§ Description of the task: Your copy should hold exactly the lines from the one containing "Rebuild this chart" to the one containing "import * as", inclusive, with no pictures.

>>

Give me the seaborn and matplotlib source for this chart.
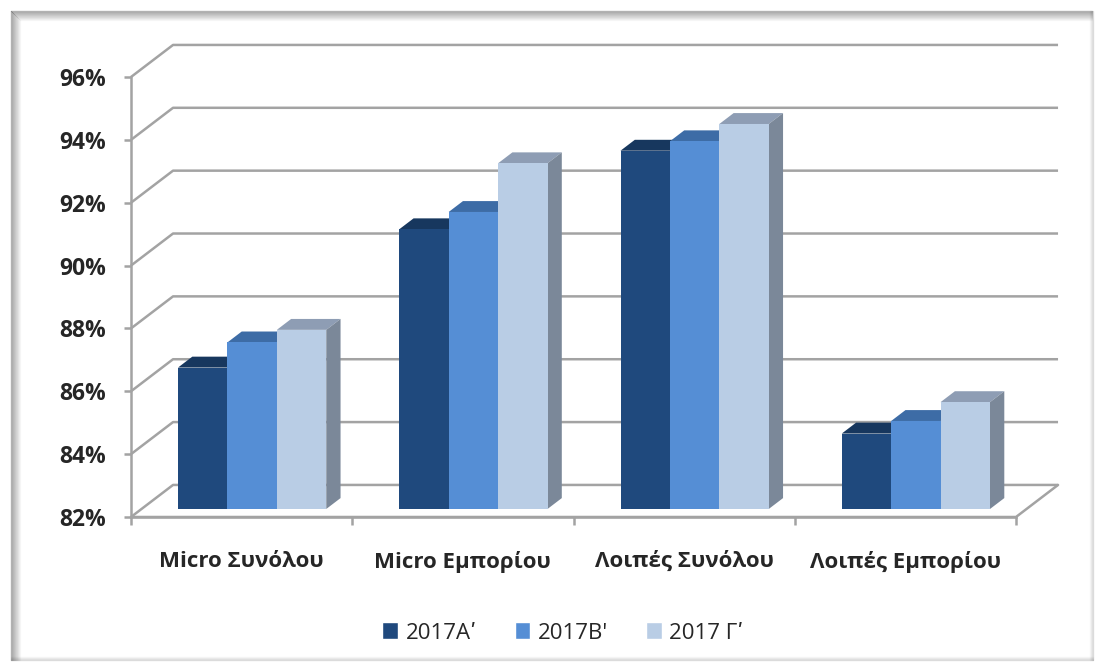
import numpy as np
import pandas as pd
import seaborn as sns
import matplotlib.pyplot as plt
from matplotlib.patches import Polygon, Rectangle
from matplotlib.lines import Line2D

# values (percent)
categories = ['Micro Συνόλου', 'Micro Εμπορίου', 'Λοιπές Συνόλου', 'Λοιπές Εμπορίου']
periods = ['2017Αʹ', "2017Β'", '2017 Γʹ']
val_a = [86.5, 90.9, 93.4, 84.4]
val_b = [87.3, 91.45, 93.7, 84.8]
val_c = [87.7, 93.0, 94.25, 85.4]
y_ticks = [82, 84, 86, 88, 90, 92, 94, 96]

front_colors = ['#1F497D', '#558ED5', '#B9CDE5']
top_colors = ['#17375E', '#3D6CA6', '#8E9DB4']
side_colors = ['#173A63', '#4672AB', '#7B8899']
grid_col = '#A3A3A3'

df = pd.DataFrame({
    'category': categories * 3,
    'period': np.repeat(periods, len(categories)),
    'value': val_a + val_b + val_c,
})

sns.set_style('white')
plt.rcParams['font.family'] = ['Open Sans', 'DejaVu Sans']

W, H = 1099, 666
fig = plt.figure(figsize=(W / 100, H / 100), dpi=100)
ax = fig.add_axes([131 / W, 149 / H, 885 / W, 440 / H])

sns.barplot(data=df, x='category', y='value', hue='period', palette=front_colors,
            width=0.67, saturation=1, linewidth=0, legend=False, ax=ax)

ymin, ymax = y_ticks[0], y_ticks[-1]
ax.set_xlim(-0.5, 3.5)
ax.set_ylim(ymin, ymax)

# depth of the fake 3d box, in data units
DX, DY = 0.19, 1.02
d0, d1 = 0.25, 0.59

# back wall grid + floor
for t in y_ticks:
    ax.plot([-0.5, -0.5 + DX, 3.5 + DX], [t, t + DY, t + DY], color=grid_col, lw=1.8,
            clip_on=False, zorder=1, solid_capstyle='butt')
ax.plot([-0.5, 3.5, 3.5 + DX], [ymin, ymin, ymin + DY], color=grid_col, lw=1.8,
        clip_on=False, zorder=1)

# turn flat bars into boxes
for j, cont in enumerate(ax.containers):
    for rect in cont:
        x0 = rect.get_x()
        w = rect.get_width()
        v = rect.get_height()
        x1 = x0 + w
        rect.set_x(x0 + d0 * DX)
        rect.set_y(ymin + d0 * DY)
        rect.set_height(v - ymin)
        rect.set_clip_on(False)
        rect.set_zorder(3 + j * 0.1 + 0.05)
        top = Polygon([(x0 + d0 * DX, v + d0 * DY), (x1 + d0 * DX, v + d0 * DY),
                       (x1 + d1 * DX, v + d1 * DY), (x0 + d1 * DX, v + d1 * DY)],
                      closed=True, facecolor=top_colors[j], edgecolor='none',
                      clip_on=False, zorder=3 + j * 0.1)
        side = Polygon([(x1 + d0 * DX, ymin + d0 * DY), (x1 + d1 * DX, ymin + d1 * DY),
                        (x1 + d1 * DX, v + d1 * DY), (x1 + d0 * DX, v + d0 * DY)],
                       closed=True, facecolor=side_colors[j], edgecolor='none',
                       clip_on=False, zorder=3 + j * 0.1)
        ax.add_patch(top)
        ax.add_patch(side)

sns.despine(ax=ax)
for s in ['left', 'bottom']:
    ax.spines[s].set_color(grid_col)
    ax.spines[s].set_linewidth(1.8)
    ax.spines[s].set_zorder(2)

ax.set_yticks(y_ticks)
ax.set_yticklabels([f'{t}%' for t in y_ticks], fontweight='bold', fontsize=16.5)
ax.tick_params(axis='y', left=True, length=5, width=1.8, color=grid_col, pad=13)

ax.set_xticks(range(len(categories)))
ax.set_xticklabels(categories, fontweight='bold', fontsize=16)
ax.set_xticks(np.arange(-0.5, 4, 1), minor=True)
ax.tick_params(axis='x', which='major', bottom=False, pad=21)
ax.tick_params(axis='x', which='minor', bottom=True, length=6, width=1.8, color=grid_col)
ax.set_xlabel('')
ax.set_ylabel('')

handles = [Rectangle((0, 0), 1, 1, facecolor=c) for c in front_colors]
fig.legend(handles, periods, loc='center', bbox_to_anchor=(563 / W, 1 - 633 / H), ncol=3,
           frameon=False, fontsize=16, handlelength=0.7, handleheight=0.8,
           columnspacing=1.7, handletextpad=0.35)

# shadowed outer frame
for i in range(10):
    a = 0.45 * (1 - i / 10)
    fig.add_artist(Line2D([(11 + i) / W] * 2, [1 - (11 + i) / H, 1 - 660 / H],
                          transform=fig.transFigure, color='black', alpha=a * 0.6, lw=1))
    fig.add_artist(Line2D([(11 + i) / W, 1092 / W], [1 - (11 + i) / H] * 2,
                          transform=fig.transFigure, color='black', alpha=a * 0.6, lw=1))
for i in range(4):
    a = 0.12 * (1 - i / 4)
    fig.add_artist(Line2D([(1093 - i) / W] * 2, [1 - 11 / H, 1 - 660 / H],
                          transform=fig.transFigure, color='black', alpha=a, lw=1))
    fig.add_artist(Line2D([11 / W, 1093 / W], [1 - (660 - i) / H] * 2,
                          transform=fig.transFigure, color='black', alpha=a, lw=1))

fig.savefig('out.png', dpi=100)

<<
>>

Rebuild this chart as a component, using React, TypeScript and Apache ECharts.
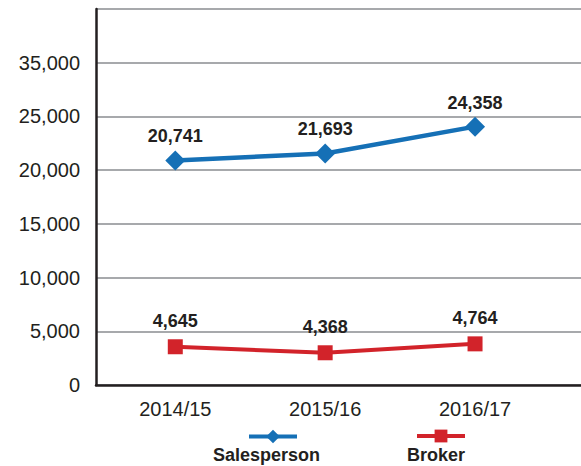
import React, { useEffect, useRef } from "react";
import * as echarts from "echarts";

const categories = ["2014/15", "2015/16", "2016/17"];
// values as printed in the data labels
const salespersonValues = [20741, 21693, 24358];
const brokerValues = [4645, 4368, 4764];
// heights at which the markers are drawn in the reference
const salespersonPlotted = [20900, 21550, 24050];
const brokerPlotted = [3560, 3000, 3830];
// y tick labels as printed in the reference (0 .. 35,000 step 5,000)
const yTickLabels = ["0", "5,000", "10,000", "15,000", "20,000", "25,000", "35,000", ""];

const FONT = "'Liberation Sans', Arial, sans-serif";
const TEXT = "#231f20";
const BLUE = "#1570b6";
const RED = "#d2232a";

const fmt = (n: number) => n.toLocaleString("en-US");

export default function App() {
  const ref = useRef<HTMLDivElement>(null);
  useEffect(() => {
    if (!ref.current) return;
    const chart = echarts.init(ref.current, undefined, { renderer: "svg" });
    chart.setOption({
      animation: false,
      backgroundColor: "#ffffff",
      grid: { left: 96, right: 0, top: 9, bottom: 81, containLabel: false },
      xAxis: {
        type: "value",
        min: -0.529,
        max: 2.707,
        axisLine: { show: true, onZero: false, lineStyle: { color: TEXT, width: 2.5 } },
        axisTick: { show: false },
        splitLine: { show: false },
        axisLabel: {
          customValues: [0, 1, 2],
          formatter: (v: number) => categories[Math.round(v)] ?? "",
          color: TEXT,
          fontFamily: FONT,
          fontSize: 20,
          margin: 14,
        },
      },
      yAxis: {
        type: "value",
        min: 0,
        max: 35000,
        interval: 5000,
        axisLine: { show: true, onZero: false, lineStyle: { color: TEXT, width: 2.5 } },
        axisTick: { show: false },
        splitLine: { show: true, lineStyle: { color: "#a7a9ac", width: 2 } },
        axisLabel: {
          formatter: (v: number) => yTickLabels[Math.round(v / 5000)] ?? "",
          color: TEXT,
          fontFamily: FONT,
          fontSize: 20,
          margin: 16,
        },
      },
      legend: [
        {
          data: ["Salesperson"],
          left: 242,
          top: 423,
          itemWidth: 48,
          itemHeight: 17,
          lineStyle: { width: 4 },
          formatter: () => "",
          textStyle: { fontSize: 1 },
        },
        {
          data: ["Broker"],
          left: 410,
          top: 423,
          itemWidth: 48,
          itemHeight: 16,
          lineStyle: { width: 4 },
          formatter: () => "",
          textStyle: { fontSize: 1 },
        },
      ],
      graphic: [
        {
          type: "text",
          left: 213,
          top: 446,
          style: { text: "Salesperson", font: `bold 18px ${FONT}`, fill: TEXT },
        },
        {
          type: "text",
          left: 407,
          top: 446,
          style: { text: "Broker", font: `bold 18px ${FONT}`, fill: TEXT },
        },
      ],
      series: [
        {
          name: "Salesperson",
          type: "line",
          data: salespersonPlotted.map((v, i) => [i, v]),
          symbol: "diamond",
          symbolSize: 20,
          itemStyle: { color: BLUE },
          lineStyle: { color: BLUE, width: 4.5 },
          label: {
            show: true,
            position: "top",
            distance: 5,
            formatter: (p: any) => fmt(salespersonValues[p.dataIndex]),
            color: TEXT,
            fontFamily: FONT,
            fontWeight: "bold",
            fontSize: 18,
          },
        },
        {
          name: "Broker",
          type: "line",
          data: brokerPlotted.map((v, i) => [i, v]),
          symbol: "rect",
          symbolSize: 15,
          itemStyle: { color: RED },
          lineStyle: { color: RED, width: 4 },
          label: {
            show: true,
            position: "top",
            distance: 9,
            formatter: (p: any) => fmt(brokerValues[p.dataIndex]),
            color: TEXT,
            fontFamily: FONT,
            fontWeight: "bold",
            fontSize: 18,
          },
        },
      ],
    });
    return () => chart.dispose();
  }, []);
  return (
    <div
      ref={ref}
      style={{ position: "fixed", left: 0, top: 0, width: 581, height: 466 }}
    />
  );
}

<<

§ The result:
Rebuild this chart as a component, using React, TypeScript and Apache ECharts.
import React, { useEffect, useRef } from "react";
import * as echarts from "echarts";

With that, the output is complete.